__The request__: Output the lines from the top of the entries below to the line with "p.ygrid.visible = False", both included, exactly and without pictures.

__Task input__:

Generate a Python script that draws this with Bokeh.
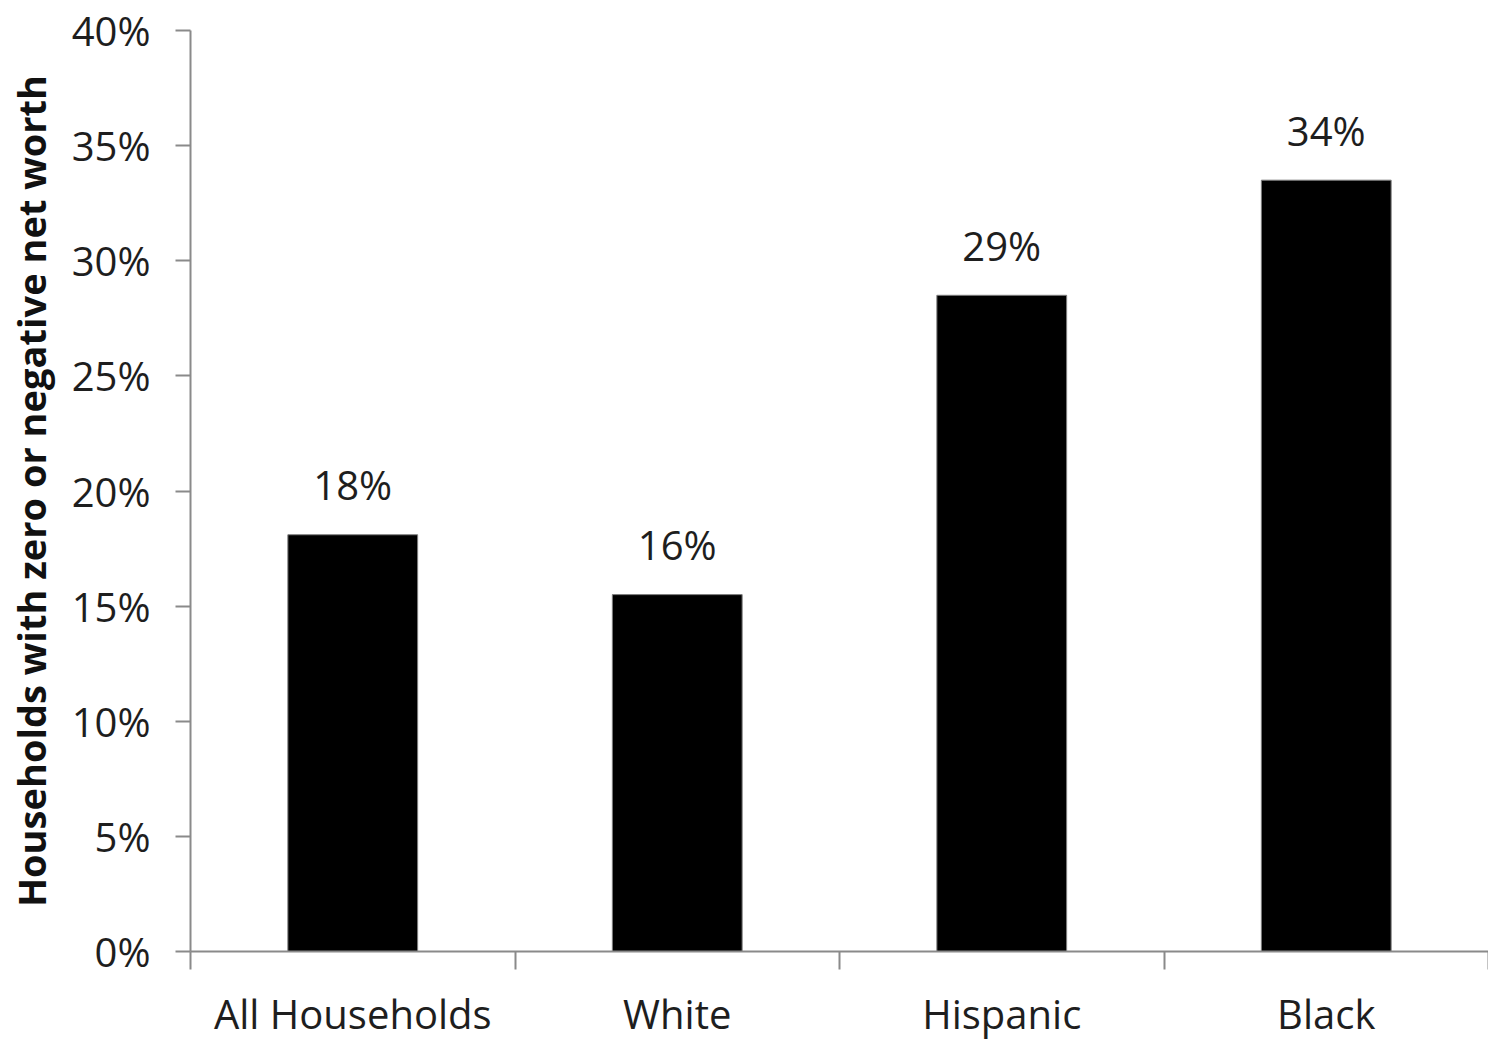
from bokeh.plotting import figure
from bokeh.models import FixedTicker, PrintfTickFormatter, ColumnDataSource, Range1d
from bokeh.core.properties import value
from bokeh.embed import file_html
from bokeh.resources import INLINE

categories = ["All Households", "White", "Hispanic", "Black"]
shares = [18.1, 15.5, 28.5, 33.5]
share_labels = ["18%", "16%", "29%", "34%"]
y_ticks = [0, 5, 10, 15, 20, 25, 30, 35, 40]

FONT = "Open Sans"
AXIS_COLOR = "#8a8a8a"
TEXT_COLOR = "#1e1e1e"

xpos = [i + 0.5 for i in range(len(categories))]
src = ColumnDataSource(dict(x=xpos, y=shares, lab=share_labels))

p = figure(width=1488, height=1043, output_backend="svg", toolbar_location=None,
           x_range=Range1d(0, len(categories)), y_range=Range1d(0, 40),
           min_border_left=190, min_border_top=30, min_border_bottom=80,
           min_border_right=0)
p.outline_line_color = None
p.xgrid.visible = False
p.ygrid.visible = False

p.vbar(x="x", top="y", width=0.4, bottom=0, source=src,
       fill_color="black", line_color="#7f7f7f", line_width=1)

p.text(x="x", y="y", text="lab", source=src, text_align="center",
       text_baseline="alphabetic", y_offset=-50, text_font=value(FONT),
       text_font_size="40px", text_color=TEXT_COLOR)

# x axis: ticks between categories, names centred under the bars
xa = p.xaxis[0]
xa.ticker = FixedTicker(ticks=xpos, minor_ticks=list(range(len(categories) + 1)))
xa.major_label_overrides = {x: c for x, c in zip(xpos, categories)}
xa.major_tick_out = 0
xa.major_tick_in = 0
xa.minor_tick_out = 18
xa.minor_tick_in = 0
xa.minor_tick_line_color = AXIS_COLOR
xa.minor_tick_line_width = 2
xa.axis_line_color = AXIS_COLOR
xa.axis_line_width = 2
xa.major_label_text_font = FONT
xa.major_label_text_font_size = "40px"
xa.major_label_text_color = TEXT_COLOR
xa.major_label_standoff = 16
xa.axis_label_standoff = 0

# y axis
ya = p.yaxis[0]
ya.ticker = FixedTicker(ticks=y_ticks, minor_ticks=[])
ya.formatter = PrintfTickFormatter(format="%d%%")
ya.major_tick_out = 15
ya.major_tick_in = 0
ya.major_tick_line_color = AXIS_COLOR
ya.major_tick_line_width = 2
ya.axis_line_color = AXIS_COLOR
ya.axis_line_width = 2
ya.major_label_text_font = FONT
ya.major_label_text_font_size = "40px"
ya.major_label_text_color = TEXT_COLOR
ya.major_label_standoff = 25
ya.axis_label = "Households with zero or negative net worth"
ya.axis_label_text_font = FONT
ya.axis_label_text_font_style = "bold"
ya.axis_label_text_font_size = "38px"
ya.axis_label_text_color = "#111111"
ya.axis_label_standoff = 12

open("out.html", "w").write(file_html(p, INLINE))
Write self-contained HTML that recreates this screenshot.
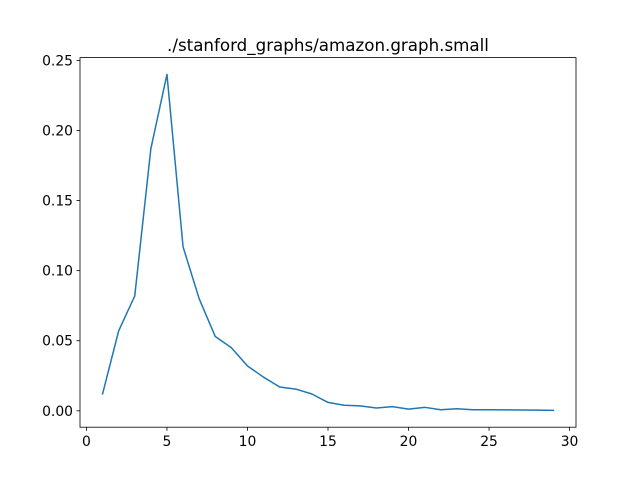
<!DOCTYPE html>
<html><head><meta charset="utf-8"><style>
body{margin:0;background:#fff;}
svg text{font-family:"DejaVu Sans","Liberation Sans",sans-serif;fill:#000;}
</style></head><body>
<svg id="chart" width="640" height="480" xmlns="http://www.w3.org/2000/svg">
<rect width="640" height="480" fill="#fff"/>
<text x="328" y="51" font-size="16.7" text-anchor="middle">./stanford_graphs/amazon.graph.small</text>
<g id="ticks"></g>
<path id="line" fill="none" stroke="#1f77b4" stroke-width="1.5" stroke-linejoin="round" stroke-linecap="square"/>
<rect x="80" y="57.6" width="496" height="369.6" fill="none" stroke="#000" stroke-width="0.8"/>
</svg>
<script>
const xValues=[1,2,3,4,5,6,7,8,9,10,11,12,13,14,15,16,17,18,19,20,21,22,23,24,25,26,27,28,29];
const yValues=[0.012,0.057,0.082,0.187,0.240,0.117,0.080,0.053,0.045,0.032,0.024,0.017,0.0155,0.012,0.006,0.004,0.0035,0.002,0.003,0.0012,0.0025,0.0008,0.0015,0.0008,0.0008,0.0007,0.0006,0.0005,0.0003];
const xTicks=[0,5,10,15,20,25,30];
const yTicks=["0.00","0.05","0.10","0.15","0.20","0.25"];
const L=80,R=576,T=57.6,B=427.2;
const xmin=Math.min(...xValues),xmax=Math.max(...xValues);
const ymin=Math.min(...yValues),ymax=Math.max(...yValues);
const xlo=xmin-(xmax-xmin)*0.05,xhi=xmax+(xmax-xmin)*0.05;
const ylo=ymin-(ymax-ymin)*0.05,yhi=ymax+(ymax-ymin)*0.05;
const sx=v=>L+(v-xlo)/(xhi-xlo)*(R-L);
const sy=v=>B-(v-ylo)/(yhi-ylo)*(B-T);
const NS="http://www.w3.org/2000/svg";
const g=document.getElementById('ticks');
function mk(t,a){const e=document.createElementNS(NS,t);for(const k in a)e.setAttribute(k,a[k]);g.appendChild(e);return e;}
xTicks.forEach(v=>{const x=sx(v);
 const l=mk('line',{x1:x,x2:x,y1:B,y2:B+3.5,stroke:'#000','stroke-width':0.8});
 
 
 const t=mk('text',{x:x,y:B+19,'font-size':13.9,'text-anchor':'middle'});t.textContent=v;
 
 });
yTicks.forEach(s=>{const y=sy(parseFloat(s));
 const l=mk('line',{x1:L-3.5,x2:L,y1:y,y2:y,stroke:'#000','stroke-width':0.8});
 
 
 const t=mk('text',{x:L-7,y:y+5,'font-size':13.9,'text-anchor':'end'});t.textContent=s;
 
 });
document.getElementById('line').setAttribute('d',xValues.map((x,i)=>(i?'L':'M')+sx(x).toFixed(2)+','+sy(yValues[i]).toFixed(2)).join(''));
</script>
</body></html>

__Answer__:
Generate a Python script that draws this with Bokeh.
from bokeh.plotting import figure
from bokeh.models import FixedTicker, PrintfTickFormatter, ColumnDataSource, Range1d
from bokeh.core.properties import value
from bokeh.embed import file_html
from bokeh.resources import INLINE

categories = ["All Households", "White", "Hispanic", "Black"]
shares = [18.1, 15.5, 28.5, 33.5]
share_labels = ["18%", "16%", "29%", "34%"]
y_ticks = [0, 5, 10, 15, 20, 25, 30, 35, 40]

FONT = "Open Sans"
AXIS_COLOR = "#8a8a8a"
TEXT_COLOR = "#1e1e1e"

xpos = [i + 0.5 for i in range(len(categories))]
src = ColumnDataSource(dict(x=xpos, y=shares, lab=share_labels))

p = figure(width=1488, height=1043, output_backend="svg", toolbar_location=None,
           x_range=Range1d(0, len(categories)), y_range=Range1d(0, 40),
           min_border_left=190, min_border_top=30, min_border_bottom=80,
           min_border_right=0)
p.outline_line_color = None
p.xgrid.visible = False
p.ygrid.visible = False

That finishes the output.